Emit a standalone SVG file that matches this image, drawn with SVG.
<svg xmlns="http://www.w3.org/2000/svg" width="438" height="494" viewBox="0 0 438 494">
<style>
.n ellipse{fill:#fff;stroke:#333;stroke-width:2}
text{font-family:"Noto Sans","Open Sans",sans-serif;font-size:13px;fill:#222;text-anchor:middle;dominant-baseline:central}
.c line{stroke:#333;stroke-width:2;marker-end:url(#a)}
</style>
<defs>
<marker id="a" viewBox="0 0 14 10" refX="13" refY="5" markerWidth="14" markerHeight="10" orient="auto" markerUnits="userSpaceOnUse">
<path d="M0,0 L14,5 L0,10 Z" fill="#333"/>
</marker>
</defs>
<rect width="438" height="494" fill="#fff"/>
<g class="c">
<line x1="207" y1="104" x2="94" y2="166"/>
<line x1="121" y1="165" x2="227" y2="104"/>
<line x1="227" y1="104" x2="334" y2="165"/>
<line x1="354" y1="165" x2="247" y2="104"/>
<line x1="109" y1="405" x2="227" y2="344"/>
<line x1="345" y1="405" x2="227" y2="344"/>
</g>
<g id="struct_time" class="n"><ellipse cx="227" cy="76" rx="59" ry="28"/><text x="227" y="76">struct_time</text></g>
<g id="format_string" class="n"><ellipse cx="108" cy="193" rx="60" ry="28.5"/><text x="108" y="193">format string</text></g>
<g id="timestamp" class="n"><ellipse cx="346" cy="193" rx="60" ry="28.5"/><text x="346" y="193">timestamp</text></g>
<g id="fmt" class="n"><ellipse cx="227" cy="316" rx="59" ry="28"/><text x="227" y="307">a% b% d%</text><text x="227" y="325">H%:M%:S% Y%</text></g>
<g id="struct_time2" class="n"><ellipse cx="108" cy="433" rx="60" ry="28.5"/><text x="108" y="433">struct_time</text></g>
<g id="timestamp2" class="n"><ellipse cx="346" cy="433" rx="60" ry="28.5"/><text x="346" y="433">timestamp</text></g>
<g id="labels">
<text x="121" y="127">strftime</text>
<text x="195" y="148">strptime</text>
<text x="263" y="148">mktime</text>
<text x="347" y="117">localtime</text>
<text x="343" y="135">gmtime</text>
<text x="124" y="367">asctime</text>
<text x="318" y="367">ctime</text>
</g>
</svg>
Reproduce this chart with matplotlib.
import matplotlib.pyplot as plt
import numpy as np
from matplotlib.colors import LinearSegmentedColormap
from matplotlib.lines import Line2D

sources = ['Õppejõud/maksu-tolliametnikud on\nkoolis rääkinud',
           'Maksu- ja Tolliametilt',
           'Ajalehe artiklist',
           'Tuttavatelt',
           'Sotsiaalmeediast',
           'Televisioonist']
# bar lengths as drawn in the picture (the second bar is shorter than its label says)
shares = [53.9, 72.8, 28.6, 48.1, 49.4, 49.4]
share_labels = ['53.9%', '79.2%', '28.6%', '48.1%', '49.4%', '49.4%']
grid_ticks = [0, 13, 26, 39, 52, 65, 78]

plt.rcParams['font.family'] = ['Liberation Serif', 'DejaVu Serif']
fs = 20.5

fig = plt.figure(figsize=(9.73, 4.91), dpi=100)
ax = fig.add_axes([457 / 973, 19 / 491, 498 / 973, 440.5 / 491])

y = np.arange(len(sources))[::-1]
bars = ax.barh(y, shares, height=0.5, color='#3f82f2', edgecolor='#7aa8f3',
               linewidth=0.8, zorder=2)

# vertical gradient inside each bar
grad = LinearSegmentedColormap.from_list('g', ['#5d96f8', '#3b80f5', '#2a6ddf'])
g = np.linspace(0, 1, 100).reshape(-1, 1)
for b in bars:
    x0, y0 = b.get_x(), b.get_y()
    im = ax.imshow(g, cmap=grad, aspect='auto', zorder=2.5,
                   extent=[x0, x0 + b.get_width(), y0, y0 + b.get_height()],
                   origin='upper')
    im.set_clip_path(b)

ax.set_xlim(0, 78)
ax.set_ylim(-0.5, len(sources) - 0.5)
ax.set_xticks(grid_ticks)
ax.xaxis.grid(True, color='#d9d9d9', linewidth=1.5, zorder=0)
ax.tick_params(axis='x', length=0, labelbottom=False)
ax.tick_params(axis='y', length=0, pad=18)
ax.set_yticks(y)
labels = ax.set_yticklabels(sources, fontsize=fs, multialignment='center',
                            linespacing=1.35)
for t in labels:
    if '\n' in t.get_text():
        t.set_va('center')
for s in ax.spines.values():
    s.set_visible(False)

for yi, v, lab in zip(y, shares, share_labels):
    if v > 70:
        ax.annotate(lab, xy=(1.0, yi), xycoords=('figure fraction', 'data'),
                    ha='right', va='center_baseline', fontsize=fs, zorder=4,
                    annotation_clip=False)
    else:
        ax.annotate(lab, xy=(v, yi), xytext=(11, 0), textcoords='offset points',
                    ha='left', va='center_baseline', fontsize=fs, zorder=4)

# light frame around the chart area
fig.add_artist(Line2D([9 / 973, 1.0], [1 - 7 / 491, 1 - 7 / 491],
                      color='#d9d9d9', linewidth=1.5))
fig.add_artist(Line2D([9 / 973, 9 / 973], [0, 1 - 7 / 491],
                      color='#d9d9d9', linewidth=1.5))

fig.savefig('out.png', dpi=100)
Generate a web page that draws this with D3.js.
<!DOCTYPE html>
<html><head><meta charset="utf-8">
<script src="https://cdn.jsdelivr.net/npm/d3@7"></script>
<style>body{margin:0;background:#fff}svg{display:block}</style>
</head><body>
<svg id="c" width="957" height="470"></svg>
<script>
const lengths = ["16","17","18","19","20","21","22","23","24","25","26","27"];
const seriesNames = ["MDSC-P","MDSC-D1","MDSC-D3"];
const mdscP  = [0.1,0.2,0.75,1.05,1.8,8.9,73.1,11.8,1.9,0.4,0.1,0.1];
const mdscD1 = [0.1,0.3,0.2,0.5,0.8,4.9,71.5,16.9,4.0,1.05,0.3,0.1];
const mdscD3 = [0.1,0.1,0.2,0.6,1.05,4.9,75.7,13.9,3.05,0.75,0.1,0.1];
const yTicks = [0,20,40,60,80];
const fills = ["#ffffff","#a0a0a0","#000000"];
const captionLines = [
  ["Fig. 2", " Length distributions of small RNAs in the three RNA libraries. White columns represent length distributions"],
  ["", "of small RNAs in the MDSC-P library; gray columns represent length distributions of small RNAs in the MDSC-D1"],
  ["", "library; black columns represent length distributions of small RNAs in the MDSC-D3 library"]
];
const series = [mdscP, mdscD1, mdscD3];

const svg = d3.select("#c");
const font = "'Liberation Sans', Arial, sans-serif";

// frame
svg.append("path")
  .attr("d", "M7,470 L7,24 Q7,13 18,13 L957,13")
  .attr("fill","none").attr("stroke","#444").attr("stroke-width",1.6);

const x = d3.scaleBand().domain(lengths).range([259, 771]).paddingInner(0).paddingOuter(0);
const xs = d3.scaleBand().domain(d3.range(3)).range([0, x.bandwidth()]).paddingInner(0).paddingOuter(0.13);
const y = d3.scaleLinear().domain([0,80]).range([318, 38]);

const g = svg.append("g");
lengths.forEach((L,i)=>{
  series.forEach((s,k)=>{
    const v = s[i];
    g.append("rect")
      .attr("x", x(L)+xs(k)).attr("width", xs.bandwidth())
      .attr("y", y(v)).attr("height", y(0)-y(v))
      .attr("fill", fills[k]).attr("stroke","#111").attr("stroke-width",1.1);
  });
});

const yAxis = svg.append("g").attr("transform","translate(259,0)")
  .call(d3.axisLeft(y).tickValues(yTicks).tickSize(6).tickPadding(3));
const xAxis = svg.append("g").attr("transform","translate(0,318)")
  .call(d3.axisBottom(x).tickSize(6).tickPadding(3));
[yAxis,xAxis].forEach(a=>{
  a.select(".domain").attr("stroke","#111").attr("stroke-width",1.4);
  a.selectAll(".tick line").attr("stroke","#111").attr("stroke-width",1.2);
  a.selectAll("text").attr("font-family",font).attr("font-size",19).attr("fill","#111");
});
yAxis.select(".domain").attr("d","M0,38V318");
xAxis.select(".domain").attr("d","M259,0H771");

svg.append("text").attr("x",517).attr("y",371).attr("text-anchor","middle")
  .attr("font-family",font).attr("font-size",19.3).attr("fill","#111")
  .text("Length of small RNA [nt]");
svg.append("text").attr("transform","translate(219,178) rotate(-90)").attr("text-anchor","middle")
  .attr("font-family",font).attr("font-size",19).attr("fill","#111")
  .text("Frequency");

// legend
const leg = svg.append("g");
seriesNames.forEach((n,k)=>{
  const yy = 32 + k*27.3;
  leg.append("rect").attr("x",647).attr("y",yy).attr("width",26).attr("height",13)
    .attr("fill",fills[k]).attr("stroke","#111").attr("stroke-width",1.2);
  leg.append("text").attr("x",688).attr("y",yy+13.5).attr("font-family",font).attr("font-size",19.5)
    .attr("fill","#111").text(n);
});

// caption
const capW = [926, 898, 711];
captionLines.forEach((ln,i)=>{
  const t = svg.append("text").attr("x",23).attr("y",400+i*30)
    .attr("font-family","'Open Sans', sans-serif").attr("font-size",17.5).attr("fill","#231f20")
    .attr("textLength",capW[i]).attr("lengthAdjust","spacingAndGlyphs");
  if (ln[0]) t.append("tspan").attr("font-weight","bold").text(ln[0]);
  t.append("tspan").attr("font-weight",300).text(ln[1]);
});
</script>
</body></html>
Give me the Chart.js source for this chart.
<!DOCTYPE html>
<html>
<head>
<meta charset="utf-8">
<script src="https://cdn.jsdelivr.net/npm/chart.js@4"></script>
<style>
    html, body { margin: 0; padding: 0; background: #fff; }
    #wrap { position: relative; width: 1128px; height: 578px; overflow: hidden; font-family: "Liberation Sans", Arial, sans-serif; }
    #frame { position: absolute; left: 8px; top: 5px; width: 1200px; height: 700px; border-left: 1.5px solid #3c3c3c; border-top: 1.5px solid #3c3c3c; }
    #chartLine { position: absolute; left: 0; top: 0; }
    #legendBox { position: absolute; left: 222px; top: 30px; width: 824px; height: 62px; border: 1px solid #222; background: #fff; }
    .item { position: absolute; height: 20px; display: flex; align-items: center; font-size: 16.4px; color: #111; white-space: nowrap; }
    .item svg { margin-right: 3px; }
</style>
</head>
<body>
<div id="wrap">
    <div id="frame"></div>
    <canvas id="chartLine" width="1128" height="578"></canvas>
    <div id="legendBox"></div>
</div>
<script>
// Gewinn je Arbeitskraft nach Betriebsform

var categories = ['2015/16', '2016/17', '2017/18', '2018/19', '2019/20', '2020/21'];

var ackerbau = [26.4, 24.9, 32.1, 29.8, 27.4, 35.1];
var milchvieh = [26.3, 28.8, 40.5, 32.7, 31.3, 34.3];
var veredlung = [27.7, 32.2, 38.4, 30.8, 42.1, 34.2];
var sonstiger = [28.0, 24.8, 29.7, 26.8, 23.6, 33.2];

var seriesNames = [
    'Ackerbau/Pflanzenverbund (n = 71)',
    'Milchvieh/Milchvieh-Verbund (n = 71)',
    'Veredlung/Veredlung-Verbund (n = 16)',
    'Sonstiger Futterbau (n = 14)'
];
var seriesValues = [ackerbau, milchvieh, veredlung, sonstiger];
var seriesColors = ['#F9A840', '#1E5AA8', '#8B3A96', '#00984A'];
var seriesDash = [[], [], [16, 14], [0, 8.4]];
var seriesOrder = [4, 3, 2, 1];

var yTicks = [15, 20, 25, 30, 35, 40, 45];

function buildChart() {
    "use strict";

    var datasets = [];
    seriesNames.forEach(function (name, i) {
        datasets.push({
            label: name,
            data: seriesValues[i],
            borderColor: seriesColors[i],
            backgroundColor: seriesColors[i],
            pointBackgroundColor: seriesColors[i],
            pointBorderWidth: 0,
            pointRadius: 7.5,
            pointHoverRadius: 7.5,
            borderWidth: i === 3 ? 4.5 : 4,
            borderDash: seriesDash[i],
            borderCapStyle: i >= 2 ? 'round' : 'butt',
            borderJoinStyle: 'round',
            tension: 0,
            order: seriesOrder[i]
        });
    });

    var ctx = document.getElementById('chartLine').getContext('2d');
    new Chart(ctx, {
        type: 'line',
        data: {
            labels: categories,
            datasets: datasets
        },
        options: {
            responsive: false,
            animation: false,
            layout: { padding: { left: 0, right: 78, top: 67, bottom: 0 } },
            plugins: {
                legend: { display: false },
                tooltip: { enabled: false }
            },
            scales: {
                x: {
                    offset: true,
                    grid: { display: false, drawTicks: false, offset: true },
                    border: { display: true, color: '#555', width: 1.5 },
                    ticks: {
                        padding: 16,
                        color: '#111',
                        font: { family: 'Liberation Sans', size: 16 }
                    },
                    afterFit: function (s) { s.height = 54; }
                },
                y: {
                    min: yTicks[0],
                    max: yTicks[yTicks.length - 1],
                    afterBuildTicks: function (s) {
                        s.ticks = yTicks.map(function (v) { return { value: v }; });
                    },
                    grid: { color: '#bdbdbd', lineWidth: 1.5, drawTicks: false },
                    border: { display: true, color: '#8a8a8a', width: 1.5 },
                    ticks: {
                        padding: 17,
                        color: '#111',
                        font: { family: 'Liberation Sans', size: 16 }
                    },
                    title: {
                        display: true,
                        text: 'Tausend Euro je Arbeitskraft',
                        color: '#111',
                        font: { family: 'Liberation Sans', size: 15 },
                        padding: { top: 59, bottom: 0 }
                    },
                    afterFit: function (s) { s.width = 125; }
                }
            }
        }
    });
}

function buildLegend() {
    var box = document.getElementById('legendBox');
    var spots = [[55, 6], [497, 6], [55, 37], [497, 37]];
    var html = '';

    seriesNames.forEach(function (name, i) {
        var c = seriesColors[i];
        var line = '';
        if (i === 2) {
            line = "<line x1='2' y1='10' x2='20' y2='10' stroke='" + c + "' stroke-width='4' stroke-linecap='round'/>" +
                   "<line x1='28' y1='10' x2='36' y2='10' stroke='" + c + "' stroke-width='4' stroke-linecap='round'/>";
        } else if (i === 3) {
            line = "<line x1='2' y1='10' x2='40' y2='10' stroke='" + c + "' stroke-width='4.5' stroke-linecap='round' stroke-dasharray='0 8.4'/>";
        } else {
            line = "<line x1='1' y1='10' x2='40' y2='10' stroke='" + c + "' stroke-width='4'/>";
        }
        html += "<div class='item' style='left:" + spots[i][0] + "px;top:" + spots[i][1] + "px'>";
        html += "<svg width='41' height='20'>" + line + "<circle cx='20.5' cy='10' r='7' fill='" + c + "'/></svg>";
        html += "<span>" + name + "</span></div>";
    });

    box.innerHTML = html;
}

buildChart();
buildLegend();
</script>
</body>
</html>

Problem requirements >> The lines to be given again exactly are those from the one containing "Give me the Chart.js source for this chart." up to and including the one containing "var seriesOrder = [4, 3, 2, 1];".

Reply to the exercise >>
Give me the Chart.js source for this chart.
<!DOCTYPE html>
<html>
<head>
<meta charset="utf-8">
<script src="https://cdn.jsdelivr.net/npm/chart.js@4"></script>
<style>
    html, body { margin: 0; padding: 0; background: #fff; }
    #wrap { position: relative; width: 1128px; height: 578px; overflow: hidden; font-family: "Liberation Sans", Arial, sans-serif; }
    #frame { position: absolute; left: 8px; top: 5px; width: 1200px; height: 700px; border-left: 1.5px solid #3c3c3c; border-top: 1.5px solid #3c3c3c; }
    #chartLine { position: absolute; left: 0; top: 0; }
    #legendBox { position: absolute; left: 222px; top: 30px; width: 824px; height: 62px; border: 1px solid #222; background: #fff; }
    .item { position: absolute; height: 20px; display: flex; align-items: center; font-size: 16.4px; color: #111; white-space: nowrap; }
    .item svg { margin-right: 3px; }
</style>
</head>
<body>
<div id="wrap">
    <div id="frame"></div>
    <canvas id="chartLine" width="1128" height="578"></canvas>
    <div id="legendBox"></div>
</div>
<script>
// Gewinn je Arbeitskraft nach Betriebsform

var categories = ['2015/16', '2016/17', '2017/18', '2018/19', '2019/20', '2020/21'];

var ackerbau = [26.4, 24.9, 32.1, 29.8, 27.4, 35.1];
var milchvieh = [26.3, 28.8, 40.5, 32.7, 31.3, 34.3];
var veredlung = [27.7, 32.2, 38.4, 30.8, 42.1, 34.2];
var sonstiger = [28.0, 24.8, 29.7, 26.8, 23.6, 33.2];

var seriesNames = [
    'Ackerbau/Pflanzenverbund (n = 71)',
    'Milchvieh/Milchvieh-Verbund (n = 71)',
    'Veredlung/Veredlung-Verbund (n = 16)',
    'Sonstiger Futterbau (n = 14)'
];
var seriesValues = [ackerbau, milchvieh, veredlung, sonstiger];
var seriesColors = ['#F9A840', '#1E5AA8', '#8B3A96', '#00984A'];
var seriesDash = [[], [], [16, 14], [0, 8.4]];
var seriesOrder = [4, 3, 2, 1];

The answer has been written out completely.